The authoritative guidance for fair value measurements defines fair value as the exchange price that would be received for an asset or paid to transfer a liability (an exit price) in the principal or the most advantageous market for the asset or liability in an orderly transaction between market participants on the measurement date. Market participants are buyers and sellers in the principal market that are (i) independent, (ii) knowledgeable, (iii) able to transact, and (iv) willing to transact. The guidance describes a fair value hierarchy based on the levels of inputs, of which the first two are considered observable and the last unobservable, that may be used to measure fair value which are the following:

 
·
Level 1 — Quoted prices in active markets for identical assets or liabilities

 
·
Level 2— Inputs other than Level 1 that are observable, either directly or indirectly, such as quoted prices for similar assets or liabilities; quoted prices in markets that are not active; or other inputs that are observable or corroborated by observable market data or substantially the full term of the assets or liabilities

 
·
Level 3 — Unobservable inputs that are supported by little or no market activity and that are significant to the value of the assets or liabilities

In accordance with FASB ASC 820, “Fair Value Measurements and Disclosures”, the following table represents the Company’s fair value hierarchy for its financial liabilities measured at fair value on a recurring basis as of October 31, 2010:

   
Level 2
 
   
2010
 
         
Fair Value of Embedded Derivative
 
$
81,028
 
         
Common Stock Warrants
   
13,006,194
 
         
Total
 
$
13,087,222
 
 
 
F-23

 
 
The derivative instruments were valued using the market approach, which is considered Level 2 because it uses inputs other than quoted prices in active markets that are either directly or indirectly observable.

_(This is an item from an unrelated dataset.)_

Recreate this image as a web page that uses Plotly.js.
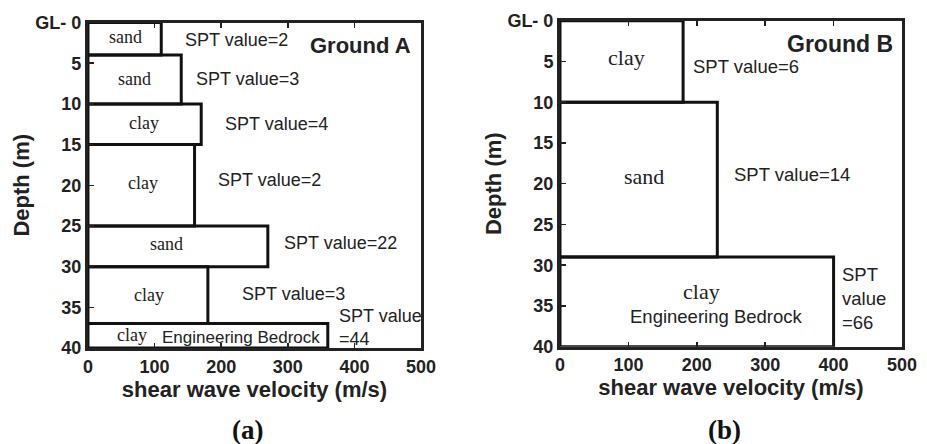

Accordingly, the derivatives were valued using the Black-Scholes model as described in Note 6.

13. SUBSEQUENT EVENTS 
 
Series B Preferred Equity Financing
 
On November 15, 2010, Advaxis, Inc. (the “ Company ”) issued and sold 61 shares of Series B preferred to Optimus pursuant to the terms of the Series B Purchase Agreement.  The aggregate purchase price for the shares of Series B Preferred Stock was $610,000 (of which the Company received $605,000. As of November 5, 2010, 400 shares of Series B Preferred Stock remained available for sale under the Series B Purchase Agreement.
 
In connection with the November 15, 2010 issuance by the Company of the Series B Preferred Stock described above, an affiliate of Optimus exercised a warrant to purchase 5,312,903 shares of the Company’s common stock at an exercise price of $0.155 per share.  As permitted by the terms of these warrants, the aggregate exercise price of approximately $823,500 received by the Company is payable pursuant to four-year full recourse promissory notes bearing interest at the rate of 2% per year.
 
On December 30, 2010, Advaxis, Inc. (the “ Company ”) issued and sold 72 shares of Series B preferred to Optimus pursuant to the terms of the Series B Purchase Agreement.  The aggregate purchase price for the shares of Series B Preferred Stock was $720,000. The company received approximately $473,000 (net of $150,000 used to repay a short-term promissory note due Optimus, approximately $20,000 in legal and early payment fees and approximately $77,000 in redemption fees).
 
On December 30, 2010, immediately following the closing of the above Transaction, the Company redeemed two hundred twenty-six (226) shares of Series B Preferred Stock held by the Investor for an aggregate redemption price of $3,141,004 consisting of (i) cash in an amount of $76,622 and (ii) cancellation of certain promissory notes issued by an affiliate of the Investor to the Company in the aggregate amount of $3,064,382.  As of December 30, 2010, 328 shares of Series B Preferred Stock remained available for sale under the Series B Purchase Agreement.
 
In connection with the December 30, 2010 issuance by the Company of the Series B Preferred Stock described above, an affiliate of Optimus exercised a warrant to purchase 6,480,000 shares of the Company’s common stock at an exercise price of $0.15 per share.  As permitted by the terms of these warrants, the aggregate exercise price of approximately $972,000 received by the Company is payable pursuant to four-year full recourse promissory notes bearing interest at the rate of 2% per year.
 
Junior Subordinated Convertible Promissory Notes
 
In November 2010, the Company entered into Bridge Note agreements whereby certain accredited investors acquired junior subordinated convertible promissory notes of the Company in the aggregate face amounts of approximately $432,000 for aggregate net purchase prices of $410,000. These junior subordinated convertible promissory notes mature in 60 days from their origination, subject to certain provisions in the note agreement.  In addition, the Company also entered into Bridge Note agreements whereby certain accredited investors acquired junior subordinated convertible promissory notes of the Company in the aggregate face amounts of approximately $500,000 for aggregate net purchase prices of $425,000.  These junior subordinated convertible promissory notes mature on or before August 31, 2011, subject to certain provisions in the note agreement.
 
In November 2010, the Company repaid five junior bridge notes that were due during fiscal 2010, in the principal amounts of $187,582.  Approximately $206,500 in unpaid principal, due prior to October 31, 2010, remains outstanding as of January 24, 2011.
 
In January and February 2011, the Company issued in private placements to certain accredited investors, junior unsecured convertible promissory notes in the aggregate principal face amount of $452,941, for an aggregate net purchase price of $395,000 and (ii) warrants to purchase an aggregate of 1,642,500 shares of its common stock, each at an exercise price of $0.15 per share, subject to adjustments upon the occurrence of certain events.  These junior unsecured convertible promissory notes have maturity dates ranging from 90 days to nine months from their date of issue.